Apesar de ter assinado, há cerca de dois meses, um tratado de cooperação com o Irão em áreas como energia e defesa, a Rússia ainda não manifestou a sua intenção de intervir em nome do seu aliado no confronto com Israel, perante a possibilidade de os Estados Unidos entrarem na guerra.
Ainda há dúvidas sobre o que acontecerá se a batalha entre Teerão e Telavive ficar fora de controlo, especialmente depois de o Ministério dos Negócios Estrangeiros israelita ter afirmado, na segunda-feira, que o regime iraniano se tornou uma ameaça global, capaz de enviar mísseis para a Europa. Há quem se interrogue sobre o papel de Moscovo em tudo isto, sobre a sua vontade de ajudar Teerão, ou se o presidente russo Vladimir Putin está a "pescar em águas turvas", como alguns sugerem, especialmente porque as suas declarações ainda são tímidas.
Em declarações à CBS, na terça-feira, o presidente dos Estados Unidos (EUA), Donald Trump, que regressou a Washington com urgência, não para um cessar-fogo entre as duas partes, mas "para um objetivo muito maior", deixou claro que não viu até agora qualquer prova de que a Rússia ou a Coreia do Norte estejam envolvidas na ajuda ao Irão.
Como é que o Kremlin reagiu ao confronto aceso?
Inicialmente, Putin tentou equilibrar as suas posições, condenando as "violações da Carta das Nações Unidas e do direito internacional" por parte de Israel, mas ficou por aí, evitando um confronto direto.
Com a escalada do conflito, o Kremlin capitalizou a sua posição de mediador, mantendo-se fiel à sua proposta de "disponibilidade para eliminar o excedente nuclear do Irão", mas só foi bem recebido por Trump, em quem tinha apostado.
Enquanto alguns descrevem a relação entre a Rússia e o Irão como uma poderosa "aliança", outros argumentam que não se trata de um nível tradicional, mas sim de uma "cooperação estratégica" baseada numa visão partilhada de um mundo multipolar.
Andrei Rudenko, vice-ministro dos Negócios Estrangeiros da Rússia, foi muito direto: "A assinatura do tratado em abril passado não significa o estabelecimento de uma aliança militar com o Irão ou a prestação de assistência militar mútua".
No entanto, é discutível, segundo vários observadores, até que ponto Moscovo está disposto a defender o seu parceiro, em comparação com o seu recente desempenho na Síria, que levou à queda do regime de Bashar al-Assad.

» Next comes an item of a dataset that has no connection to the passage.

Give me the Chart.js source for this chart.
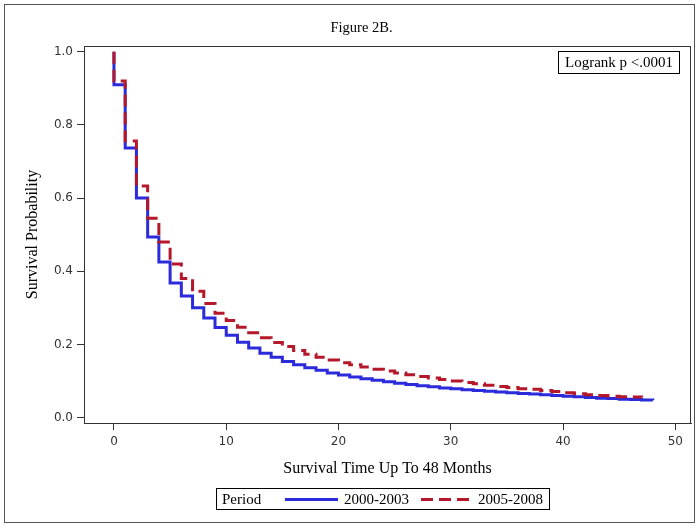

Por um lado, um golpe de Estado em Teerão poderia privar a Rússia de um parceiro estratégico importante, tanto mais que o novo regime, qualquer que seja a sua natureza, liberal, laico ou conservador, não será necessariamente tão amigável como o atual.
Por outro lado, há quem acredite que Moscovo pode encontrar a sua oportunidade na continuação do conflito, sobretudo com a subida do preço do petróleo russo dos Urais, que ultrapassou os 60 dólares, excedendo o limite de preço imposto pelos sete países, reavivando assim a sua tesouraria e aliviando o impacto das sanções e pressões ocidentais.
Além disso, a guerra pode tornar a China, que consome diariamente cerca de 1,8 milhões de barris de petróleo iraniano, mais dependente da Rússia, que ainda precisa desesperadamente de uma medida dos EUA para desviar os sistemas de defesa antimíssil para as suas bases no Médio Oriente e dos seus aliados Arábia Saudita, Emirados Árabes Unidos e Catar, reforçando assim a sua influência na região.
O que pode a Rússia fazer pelo Irão?
Até à data, os jornais russos têm tentado abordar a questão com cautela, promovendo o Kremlin como mediador ideal para resolver o conflito, mas há quem acredite que o sucesso diplomático está longe, especialmente porque a credibilidade de Putin junto dos seus aliados foi afetada depois de ter recuado no apoio ao regime de Bashar al-Assad no ano passado, numa altura em que o IRGC e o Hezbollah se preparavam para apoiar o exército sírio.
Há quem defenda que a Rússia só pode apoiar o Irão "no Conselho de Segurança da ONU, mas não há compromissos militares que a vinculem". A Rússia já não "precisa do Irão para fabricar os drones de que necessita para a guerra contra a Ucrânia", uma vez que é agora capaz de produzir cerca de 2700 drones por mês sem o apoio de Teerão.